People admire Sam because he was frugal and not showy. I don't think he was so much humble as he knew every dime he could save/cut was a dime of profit (which is spelled out in his book). I have no reason to believe he would not have applied that same school of thought to many of the policies so many people today frown upon.
It's been awhile since I read it but if memory serves he said at first he saw payroll as just more overhead that needed to be cut to the bone but then later came to realize that much like the paradox that the lower you cut prices the more profit you'll make the same holds true that the more profits you share with the work force the more profits your company will make. Whether he practiced and/or believed it I don't know but that's pretty much what he stated in his autobiography 'Made In America'.
Does the amount of Walmart stock held in one's personal portfolio(s) define the thrust of one's arguments vis-a-vis Walmart?
(nah . . . that can't be . . .)
Good to know you were elected spokesperson for everyone else. None of you knew him and very few here have even worked for Walmart. I did and I read biographies on him (biographies are about the only books I enjoy reading) and my perspective is what I gained from those two things. Which weighs a heck of lot more to the truth than nostalgia, myth and BS.
Which goes back to my points. Much of what he did wasn't because "he's such a great guy thinking of all the little people." Its because it made him more money. He didn't put Hillary on his board because he was for equality, he did it for business reasons. If he could make even more by paying less, than that's what he did. If the opposite held true then he did that. It was about profits first, people second, like it or not. People apply the way Walmart is run today to business models and technologies from the 80's. That's apples and oranges. I personally have no problem with how Walmart is run. They are in business to make lots of money. If people decide they don't like them then they'll stop shopping there. Was he 'better' than those running it today - sure by some standards he was. But the image so many conjure up of Sam Walton is just simply not true IMO. Someone can be likable and frugal and still be a shrewd business person whose eye is always on the profits.

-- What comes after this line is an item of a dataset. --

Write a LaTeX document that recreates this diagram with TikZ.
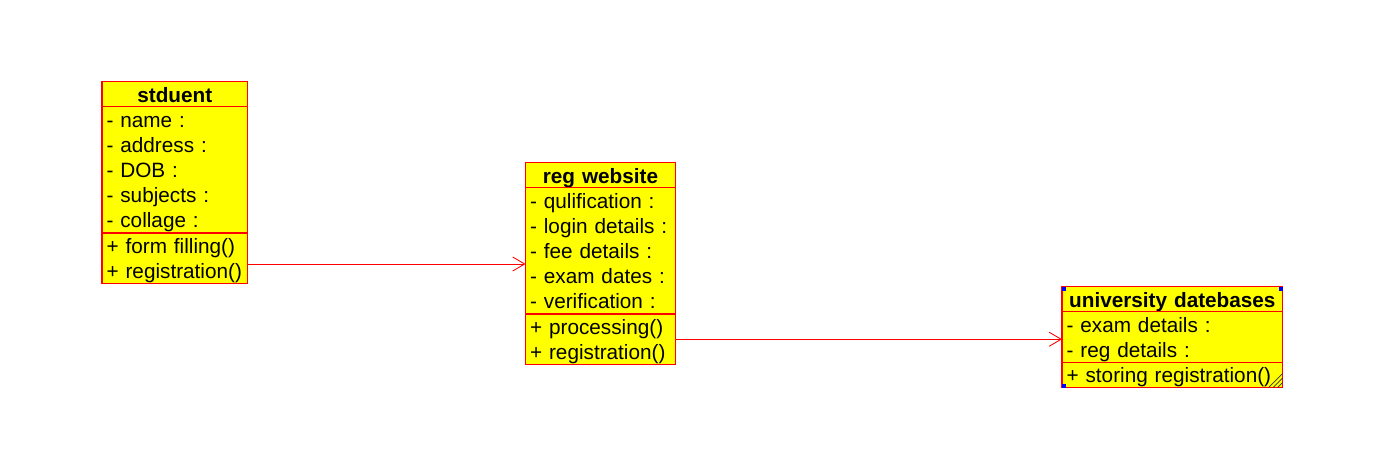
\documentclass[tikz,border=0pt]{standalone}
\usepackage{fontspec}
\setmainfont{Liberation Sans}
\usetikzlibrary{positioning,arrows.meta}
\definecolor{umlYellow}{rgb}{1,1,0}
\definecolor{umlRed}{rgb}{1,0,0}
\definecolor{gripBlue}{rgb}{0,0,1}

\begin{document}
\begin{tikzpicture}[
        every node/.style={font=\fontsize{11.8}{14.2}\selectfont},
        classPart/.style={draw=umlRed, fill=umlYellow, line width=0.6pt, outer sep=0pt,
            inner xsep=2.6pt, inner ysep=0pt, text width=#1, align=left,
            text height=11.6pt, text depth=2.6pt},
        classTitle/.style={classPart=#1, align=center, minimum height=0.505cm,
            font=\fontsize{11.8}{14.2}\selectfont\bfseries},
        twoRows/.style={minimum height=1.01cm, text depth=16.8pt},
        fiveRows/.style={minimum height=2.525cm, text depth=59.4pt},
        assocLine/.style={-{Straight Barb[length=6.8pt,width=8pt]}, umlRed, line width=0.5pt},
        selHandle/.style={fill=gripBlue},
        gripLine/.style={black!80, line width=0.4pt}
    ]
        \useasboundingbox (0,0) rectangle (27.94,-9.5);

        % student class
        \node[classTitle=77.6pt, anchor=north west] (stdTitle) at (2.04,-1.63) {stduent};
        \node[classPart=77.6pt, fiveRows, below=0pt of stdTitle] (stdAttr)
            {- name :\\- address :\\- DOB :\\- subjects :\\- collage :};
        \node[classPart=77.6pt, twoRows, below=0pt of stdAttr] (stdMeth)
            {+ form filling()\\+ registration()};

        % registration website class
        \node[classTitle=80.1pt, anchor=north west] (regTitle) at (10.51,-3.25) {reg website};
        \node[classPart=80.1pt, fiveRows, below=0pt of regTitle] (regAttr)
            {- qulification :\\- login details :\\- fee details :\\- exam dates :\\- verification :};
        \node[classPart=80.1pt, twoRows, below=0pt of regAttr] (regMeth)
            {+ processing()\\+ registration()};

        % university database class
        \node[classTitle=120.4pt, anchor=north west] (uniTitle) at (21.24,-5.73) {university datebases};
        \node[classPart=120.4pt, twoRows, below=0pt of uniTitle] (uniAttr)
            {- exam details :\\- reg details :};
        \node[classPart=120.4pt, minimum height=0.505cm, below=0pt of uniAttr] (uniMeth)
            {+ storing registration()};

        % associations
        \coordinate (linkA) at (0,-5.28);
        \draw[assocLine] (stdMeth.east |- linkA) -- (regAttr.west |- linkA);
        \draw[assocLine] (regMeth.east) -- (uniAttr.west |- regMeth.east);

        % selection handles and resize grip
        \fill[selHandle] (uniTitle.north west) rectangle ++(0.08,-0.08);
        \fill[selHandle] (uniTitle.north east) rectangle ++(-0.08,-0.08);
        \fill[selHandle] (uniMeth.south west) rectangle ++(0.08,0.08);
        \foreach \d in {0.1,0.19,0.28}
            \draw[gripLine] ([xshift=-\d cm]uniMeth.south east) -- ([yshift=\d cm]uniMeth.south east);

    \end{tikzpicture}
\end{document}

Brian, you've misinterpreted at least my comments. I agree with you, completely, that Sam Walton was what he was -- a businessman driven to maximize his profits. There was no hint of philanthropy about him; unlike Andrew Carnegie, Henry Ford, or Bill Gates, he never showed any tendency to give money away for any reason that didn't wind up benefitting his own self. Still, he did improve matters while he was alive, and the current hatred and distrust didn't appear until he had been gone for quite a while.
I do think that the difference between his business model that worked so well for him in the 80s and 90s, and that of the Wall Street MBAs who now control the empire he left them (and far too many other aspects of our economy), is that Sam's model recognized that treating his employees as capable people resulted in increase of his profits, while the current model attempts to treat all those working there as interchangeable cogs in a huge machine and does not allow them to vary from their scripted roles. He never lost sight of next year; the MBAs don't look beyond the end of the current quarter.
Of course, I've been captivated by Ayn Rand's philosophy for more years than I like to admit -- particularly her essays on "The Virtues of Selfishness" (which, unlike her two best-known novels, actually seem to indicate acknowledgement of the real world). In particular, I appreciate her position that true altruism doesn't exist, and her conclusion that those who claim to practice it are either attempting to control others, or are deceiving themselves. I see Sam Walton as an example of one of her heroes, who achieved success primarily because of enlightened self-interest -- which just by accident did help other people as a by-product when it provided jobs that had not existed previously.